El funeral fue de los recuerdos más pintorescos que tengo en mi mente. Llegó mucha gente del pueblo, por ejemplo una chica a la que mi mamá había llevado a rehabilitación en alguna ocasión y por la que, ahí nos enteramos, desviaba algunos de los recursos con los que contaba —pocos, por cierto—para ayudar a la mamá de esta chica que desconsolada no dejaba de llorar. Llegó gente de Guanajuato que la conocían por algunas de las decenas de habitaciones que rentaba para estar cada vez más alejada del ruido; otros de los que acudieron eran compañeros de sus grupos de AA —uno de ellos fundado por ella hacía más de 20 años—los primos, los sobrinos. Mucha gente tuvo el valiosísimo gesto de acercarse a nosotros, sus hijas, para compartirnos cosas así: “yo estoy muy agradecido con tu mamá, pues cuando llegué a vivir a Pozos había días que no tenía ni para comer y ella llegaba con unas lentejas o con un caldito que había preparado, yo quería decírselos desde hace rato pero no encontraba el momento adecuado”. Otra chica, para decirnos que ella tenía conocimiento de que mi mamá había dejado su reloj empeñado y que estaría muy bueno que lo pudiéramos recuperar; luego nos enteramos que lo había empeñado para comprarle un boleto de avión a mi hermana Carmen para ir a Tijuana para que fuera a visitar a sus hijos. Otro que recuerdo era el señor cuidador del panteón, que iba acompañado de sus hijas y su esposa y mi tía Chata nos contó que mi mamá lo había rescatado de las garras del alcohol, llevándolo a rehabilitación, previas 24 horas de sobriedad que mi mamá se había encargado de que este señor cumpliera, llevándoselo a su casa; él ya no sabía cómo acomodar mejor las flores en la tumba y se notaba lo preocupado que estaba por hacer algo por ella en esta ocasión tan especial.

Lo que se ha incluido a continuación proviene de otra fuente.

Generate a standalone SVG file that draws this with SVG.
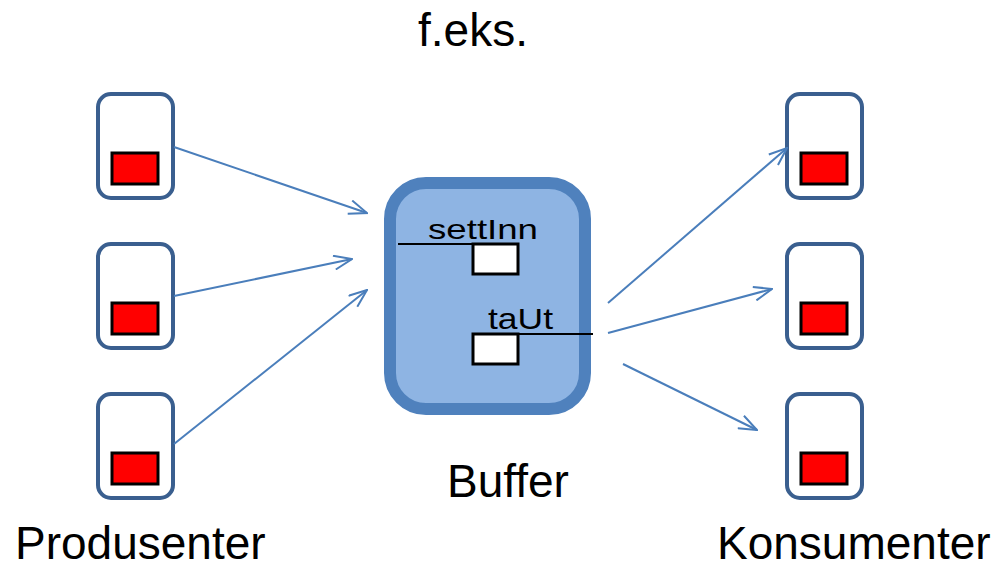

Quince días antes de este acontecimiento tuve la fortuna de pasar por ella a Pozos y que nos acompañara a Nuevo Laredo. En el camino nos fue diciendo a Polo y a mí como quería que dispusiéramos de sus cosas, nos insistió en darnos el teléfono de una abogada que traía el caso de un terreno que ella quería que fuera para mí, que ya tenía afortunadamente las escrituras de su casa —esa fue una odisea que le tomó como 15 años—y nos explicó que de la casa una franja del terreno era de mi tío Armando y otra partecita de la vecina (así vivió), platicamos, nos comunicamos, escuchamos su playlist de música cubana, me ayudó, estuvo con mi suegra en el hospital, me acompañó a un evento muy importante para mí, hicimos carne asada con los amigos y compadres, que tuvieron oportunidad de conocerla o saludarla, cantamos, se carcajeó, en fin: nos despedimos. Cuando la acompañé a tomar el autobús que la llevaría de regreso a casa, nos abrazamos con cariño, esperé hasta que desapareció de mi vista el autobús y tuve la sensación —como muchas otras veces—de que sería la última vez que la vería.
Dedicado a mi mamá, la guerrera más grande que he conocido; su lucha…esa sí fue lucha, no pedazos. Con todo mi agradecimiento por enseñarme a amar la música y los libros y a poner a la familia en primer lugar.
*P. D. El reloj lo recuperó mi hermana Valeria de la casa de empeño y ella lo conserva.